You have felt shame like that, right? These words cause you to remember that moment when you froze, wished you could disappear, and you decided to hate yourself instead of hating the situation or hating the awful gossiping church ladies.

This excerpt comes from the fiction book, Transcendent Kingdom. On the back cover you can read that the story is about suffering and God and science. The protagonist is wrestling with all three as she does neurological experiments on mice and deals with her mother’s depression. These two life events find her desiring her childhood faith. You can see why I devoured this book.

It is easier to hate ourselves than it is to hate the sin of those awful gossiping church ladies. This is the web of shame.

Shame wants me to stay small.

Shame lies.

Shame changes the truth of the story.

Shame survives by convincing me I’m alone.

Shame tells me that I am unloveable.

Shame survives by convincing me that I am alone.

Shame is never being enough so I thought I had the entitlement to do wrong.

The sin of the gossipy church ladies changes to become my excuse to sin.

I’ve written a note to you, the gossipy church ladies, and to those of you who have been hurt by the gossipy church ladies.

Dear gossipy church ladies, please stop it.

This is a sin. Your desire to be “in the know” and to power over your own unhappiness is harming precious souls who are trying to figure Jesus out.

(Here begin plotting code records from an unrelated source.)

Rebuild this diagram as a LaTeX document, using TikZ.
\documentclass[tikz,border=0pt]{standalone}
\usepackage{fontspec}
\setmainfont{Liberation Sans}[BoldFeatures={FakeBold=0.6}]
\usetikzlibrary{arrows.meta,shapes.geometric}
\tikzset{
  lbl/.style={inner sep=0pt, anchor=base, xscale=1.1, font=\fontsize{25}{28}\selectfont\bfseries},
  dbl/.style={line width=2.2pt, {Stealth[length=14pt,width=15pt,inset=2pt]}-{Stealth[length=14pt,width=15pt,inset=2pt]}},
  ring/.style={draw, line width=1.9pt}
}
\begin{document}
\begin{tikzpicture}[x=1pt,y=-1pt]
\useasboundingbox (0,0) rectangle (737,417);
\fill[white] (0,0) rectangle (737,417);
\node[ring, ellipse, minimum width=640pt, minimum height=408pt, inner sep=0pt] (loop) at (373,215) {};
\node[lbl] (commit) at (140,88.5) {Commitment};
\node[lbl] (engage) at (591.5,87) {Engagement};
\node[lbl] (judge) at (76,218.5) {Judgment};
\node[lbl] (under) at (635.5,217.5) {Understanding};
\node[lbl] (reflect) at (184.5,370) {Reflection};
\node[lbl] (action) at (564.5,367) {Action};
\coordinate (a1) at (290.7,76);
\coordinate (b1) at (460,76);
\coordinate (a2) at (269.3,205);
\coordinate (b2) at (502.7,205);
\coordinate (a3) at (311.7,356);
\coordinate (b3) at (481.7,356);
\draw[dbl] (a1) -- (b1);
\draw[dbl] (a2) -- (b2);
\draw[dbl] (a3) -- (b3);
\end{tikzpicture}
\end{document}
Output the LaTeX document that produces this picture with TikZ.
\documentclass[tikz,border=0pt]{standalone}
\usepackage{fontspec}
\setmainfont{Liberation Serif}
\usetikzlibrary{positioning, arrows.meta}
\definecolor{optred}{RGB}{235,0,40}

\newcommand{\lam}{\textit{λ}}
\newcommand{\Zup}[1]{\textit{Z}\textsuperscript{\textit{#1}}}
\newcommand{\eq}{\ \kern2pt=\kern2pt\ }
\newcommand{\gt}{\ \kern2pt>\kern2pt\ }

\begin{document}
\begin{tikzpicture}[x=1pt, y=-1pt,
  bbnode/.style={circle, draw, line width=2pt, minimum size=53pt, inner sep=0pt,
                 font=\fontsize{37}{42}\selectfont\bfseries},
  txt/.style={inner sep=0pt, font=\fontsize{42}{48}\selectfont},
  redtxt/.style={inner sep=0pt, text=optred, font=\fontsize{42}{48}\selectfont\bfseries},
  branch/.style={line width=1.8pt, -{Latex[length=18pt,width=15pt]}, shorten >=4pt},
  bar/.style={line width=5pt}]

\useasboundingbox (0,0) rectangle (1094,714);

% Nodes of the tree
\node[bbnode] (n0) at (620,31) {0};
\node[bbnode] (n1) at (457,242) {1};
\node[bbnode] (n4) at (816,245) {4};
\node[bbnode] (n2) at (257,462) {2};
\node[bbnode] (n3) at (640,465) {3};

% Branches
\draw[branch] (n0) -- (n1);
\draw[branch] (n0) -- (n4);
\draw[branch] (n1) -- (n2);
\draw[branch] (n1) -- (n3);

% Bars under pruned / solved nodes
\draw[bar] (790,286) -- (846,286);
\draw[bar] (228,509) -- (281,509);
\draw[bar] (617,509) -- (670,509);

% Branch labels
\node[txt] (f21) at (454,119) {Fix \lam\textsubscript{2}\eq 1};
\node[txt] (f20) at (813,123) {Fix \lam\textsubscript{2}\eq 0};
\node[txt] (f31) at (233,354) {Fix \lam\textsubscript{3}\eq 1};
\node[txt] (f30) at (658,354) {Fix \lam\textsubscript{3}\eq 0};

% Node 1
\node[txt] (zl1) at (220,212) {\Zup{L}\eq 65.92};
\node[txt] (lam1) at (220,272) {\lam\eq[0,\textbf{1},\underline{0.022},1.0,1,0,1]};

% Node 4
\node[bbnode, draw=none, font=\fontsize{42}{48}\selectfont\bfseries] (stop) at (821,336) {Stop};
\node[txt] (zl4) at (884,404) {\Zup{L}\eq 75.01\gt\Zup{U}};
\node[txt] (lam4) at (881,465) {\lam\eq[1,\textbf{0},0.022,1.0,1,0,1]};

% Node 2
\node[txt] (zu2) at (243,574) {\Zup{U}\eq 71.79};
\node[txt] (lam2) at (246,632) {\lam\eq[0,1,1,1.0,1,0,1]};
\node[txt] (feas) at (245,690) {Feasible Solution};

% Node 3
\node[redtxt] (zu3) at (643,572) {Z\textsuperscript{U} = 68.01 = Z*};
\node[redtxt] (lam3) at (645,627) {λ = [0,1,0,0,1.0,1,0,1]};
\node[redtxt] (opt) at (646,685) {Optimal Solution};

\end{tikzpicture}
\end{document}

You already know that at the bottom of your unhappiness is your own struggle with sin and shame. You are doing your best to make your own imperfect progress. So to be with your gossipy church ladies is a reprieve from your own struggle and a moment of joy away from your shame. I see you, too.

The signature mark of God is redeeming the shame. Your shame too. This is the story Jesus lived out. This is the victory won for us on the cross that dark Good Friday which became this beautiful day. Beauty is uncomfortable but can comfort others.

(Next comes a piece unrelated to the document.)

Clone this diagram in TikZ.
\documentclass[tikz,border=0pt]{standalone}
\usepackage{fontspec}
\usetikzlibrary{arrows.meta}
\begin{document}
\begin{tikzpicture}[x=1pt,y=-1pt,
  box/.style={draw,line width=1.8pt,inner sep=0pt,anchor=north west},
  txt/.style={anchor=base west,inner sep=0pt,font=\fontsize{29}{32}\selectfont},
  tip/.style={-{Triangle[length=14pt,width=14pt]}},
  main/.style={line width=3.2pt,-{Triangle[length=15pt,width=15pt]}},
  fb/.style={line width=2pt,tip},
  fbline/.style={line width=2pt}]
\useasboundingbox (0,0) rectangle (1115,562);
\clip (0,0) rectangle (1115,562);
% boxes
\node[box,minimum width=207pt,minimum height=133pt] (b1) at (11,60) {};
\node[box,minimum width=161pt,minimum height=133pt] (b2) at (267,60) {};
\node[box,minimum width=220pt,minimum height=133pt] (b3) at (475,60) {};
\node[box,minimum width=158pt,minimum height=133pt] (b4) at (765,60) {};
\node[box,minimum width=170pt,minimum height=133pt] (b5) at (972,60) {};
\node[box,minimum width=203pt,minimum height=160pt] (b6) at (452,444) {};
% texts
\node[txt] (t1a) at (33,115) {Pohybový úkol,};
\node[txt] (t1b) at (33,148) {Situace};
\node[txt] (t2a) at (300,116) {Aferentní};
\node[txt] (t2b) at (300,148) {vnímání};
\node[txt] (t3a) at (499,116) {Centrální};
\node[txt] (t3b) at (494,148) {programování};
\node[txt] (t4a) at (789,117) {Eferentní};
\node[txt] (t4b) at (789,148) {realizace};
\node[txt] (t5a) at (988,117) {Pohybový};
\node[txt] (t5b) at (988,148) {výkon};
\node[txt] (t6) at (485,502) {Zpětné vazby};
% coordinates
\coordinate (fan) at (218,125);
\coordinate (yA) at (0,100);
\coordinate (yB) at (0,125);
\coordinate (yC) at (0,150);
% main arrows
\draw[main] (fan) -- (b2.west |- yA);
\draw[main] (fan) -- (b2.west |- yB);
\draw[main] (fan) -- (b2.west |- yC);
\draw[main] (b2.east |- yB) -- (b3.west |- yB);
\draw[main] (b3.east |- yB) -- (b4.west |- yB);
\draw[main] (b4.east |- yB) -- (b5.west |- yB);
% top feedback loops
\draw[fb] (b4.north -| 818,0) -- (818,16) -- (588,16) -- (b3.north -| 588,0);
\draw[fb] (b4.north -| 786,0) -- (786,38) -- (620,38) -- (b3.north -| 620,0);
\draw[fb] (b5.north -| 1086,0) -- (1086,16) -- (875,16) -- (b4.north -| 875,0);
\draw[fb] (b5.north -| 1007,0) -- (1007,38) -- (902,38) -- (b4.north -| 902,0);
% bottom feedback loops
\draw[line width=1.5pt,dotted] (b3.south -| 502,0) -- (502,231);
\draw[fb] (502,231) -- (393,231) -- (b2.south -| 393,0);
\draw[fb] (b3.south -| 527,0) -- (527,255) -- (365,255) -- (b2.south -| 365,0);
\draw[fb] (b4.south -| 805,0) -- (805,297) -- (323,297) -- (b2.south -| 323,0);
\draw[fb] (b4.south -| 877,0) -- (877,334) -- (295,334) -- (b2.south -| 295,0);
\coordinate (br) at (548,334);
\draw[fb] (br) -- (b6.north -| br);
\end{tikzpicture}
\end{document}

May you embrace the beauty of all of our imperfect progresses. May you embrace the beauty of your imperfect progress. So you can stop the ugly of your gossip.

My prayer is you can’t unsee this.

From one brave soul of imperfect progress to you, Brenda!

Dear you who has been wounded by gossipy church ladies, please trust the church again.

There are more not gossipy church ladies than gossipy church ladies. They are just not as loud. They are, like you, bravely making their imperfect progress and have a lot of wisdom to give you if you bravely ask. This is the kind of wisdom learned and the kind of wisdom learned from failure. They are worth trusting as you make your brave decision to brave decision to brave decision.

It is these people who have defined my life. It is these people who allow me to live this brave life. These are the people who are a part of my spiritual formation. Try to trust these people who attend church with these gossipy church ladies.

My prayer is you can’t unsee this. Because we want to see you.

From one brave soul of imperfect progress to you, Brenda!